I just had a look on simtel but I couldn't find them. Maybe you should put some effort into scanning old software archives and seeing if you can unearth them. C is pretty old - you wouldn't be the first one that had this idea.
I just wish to learn the current state of the art - what are best practices that have evolved since K&R?
* Mostly, arena-based allocators.
Paul Wilson's "Uniprocessor Garbage Collection Techniques" (http://citeseerx.ist.psu.edu/viewdoc/summary?doi=10.1.1.47.2...) is an excellent overview, as is Jones and Lins's _Garbage Collection: Algorithms for Automatic Dynamic Memory Management_.
Could be intel debugger, could be undefined behavior, could be implementation defined behavior. I tested them on a group of about 15 C devs, mixture of embedded, linux, DSP, and other volken.
Got the same guesses I made and a lot of question marks.
It's easy to run your mouth but not actually contribute, you might consider your role in this process before commenting again.

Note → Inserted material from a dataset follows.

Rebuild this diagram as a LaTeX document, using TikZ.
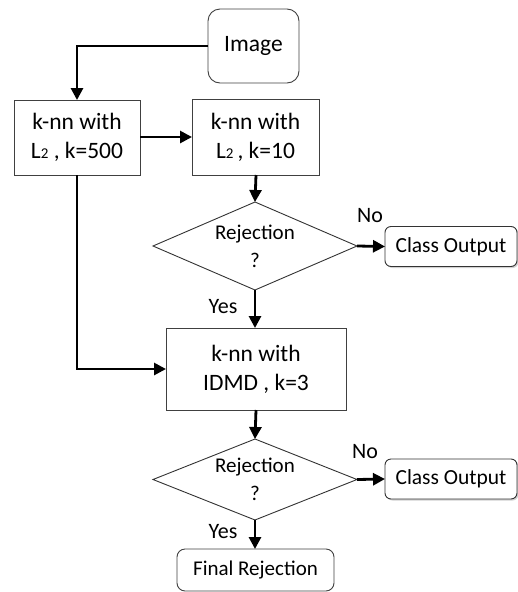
\documentclass[tikz,border=0pt]{standalone}
\usepackage{fontspec}
\setmainfont{Carlito}
\usetikzlibrary{shapes.geometric,arrows.meta,shadows}
\begin{document}
\begin{tikzpicture}[x=1pt,y=-1pt,
  every node/.style={inner sep=0pt,outer sep=0pt,align=center},
  procbox/.style={draw=black!75,line width=0.9pt,fill=white,font=\fontsize{23.5}{29}\selectfont},
  roundbox/.style={procbox,rounded corners=12pt},
  outbox/.style={draw=black!80,line width=0.9pt,fill=white,rounded corners=6pt,
     font=\fontsize{21.5}{26}\selectfont,
     drop shadow={shadow xshift=1.5pt,shadow yshift=-1.5pt,fill=black!30,opacity=0.6}},
  decision/.style={diamond,draw=black!80,line width=0.9pt,fill=white},
  dtext/.style={font=\fontsize{21}{28}\selectfont,align=center},
  lbl/.style={font=\fontsize{22}{26}\selectfont},
  flow/.style={line width=2.8pt,-{Triangle[length=12pt,width=12pt]}}]
\useasboundingbox (0,0) rectangle (518,592);
\newcommand{\subtwo}{{\fontsize{15}{15}\selectfont 2}}
\node[roundbox,minimum width=91pt,minimum height=74pt] (img) at (253.5,46) {Image};
\node[procbox,minimum width=126pt,minimum height=75pt] (b1) at (77,137.5) {k-nn with\\L\subtwo\ , k=500};
\node[procbox,minimum width=127pt,minimum height=76pt] (b2) at (255.5,137) {k-nn with\\L\subtwo\,, k=10};
\node[decision,minimum width=204pt,minimum height=88pt,label={[dtext]center:{Rejection\\?}}] (d1) at (255,246) {};
\node[outbox,minimum width=132pt,minimum height=40pt] (c1) at (451,246.5) {Class Output};
\node[procbox,minimum width=180pt,minimum height=82pt] (b3) at (256,369) {k-nn with\\IDMD , k=3};
\node[decision,minimum width=204pt,minimum height=81pt,label={[dtext]center:{Rejection\\?}}] (d2) at (255,479.5) {};
\node[outbox,minimum width=132pt,minimum height=40pt] (c2) at (451,479) {Class Output};
\node[roundbox,rounded corners=8pt,minimum width=157pt,minimum height=42pt,font=\fontsize{21}{26}\selectfont] (fr) at (255.5,570) {Final Rejection};
\node[lbl] (no1) at (370,216) {No};
\node[lbl] (yes1) at (223,307) {Yes};
\node[lbl] (no2) at (365,452) {No};
\node[lbl] (yes2) at (223,532) {Yes};
\draw[flow] (img.west) -| (b1.north);
\draw[flow] (b1.east |- 0,137) -- (b2.west |- 0,137);
\draw[flow] (b2.south -| 256,0) -- (d1.north);
\draw[flow] (d1.east) -- (c1.west);
\draw[flow] (d1.south) -- (b3.north -| d1.south);
\draw[flow] (b1.south) |- (b3.west);
\draw[flow] (b3.south -| 256,0) -- (d2.north);
\draw[flow] (d2.east) -- (c2.west);
\draw[flow] (d2.south) -- (fr.north -| d2.south);
\end{tikzpicture}
\end{document}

You need to go get libraries for a lot of the stuff you'd normally use the standard library for in a more modern language. These libraries exist, and many of them are excellent, but because they're not built-in, people are less likely to use them. This is especially dangerous in C, because it requires so much work to do anything even vaguely complex.
edit: That came off as saying "Teach some libraries". What I really mean is "Teach people to go find libraries."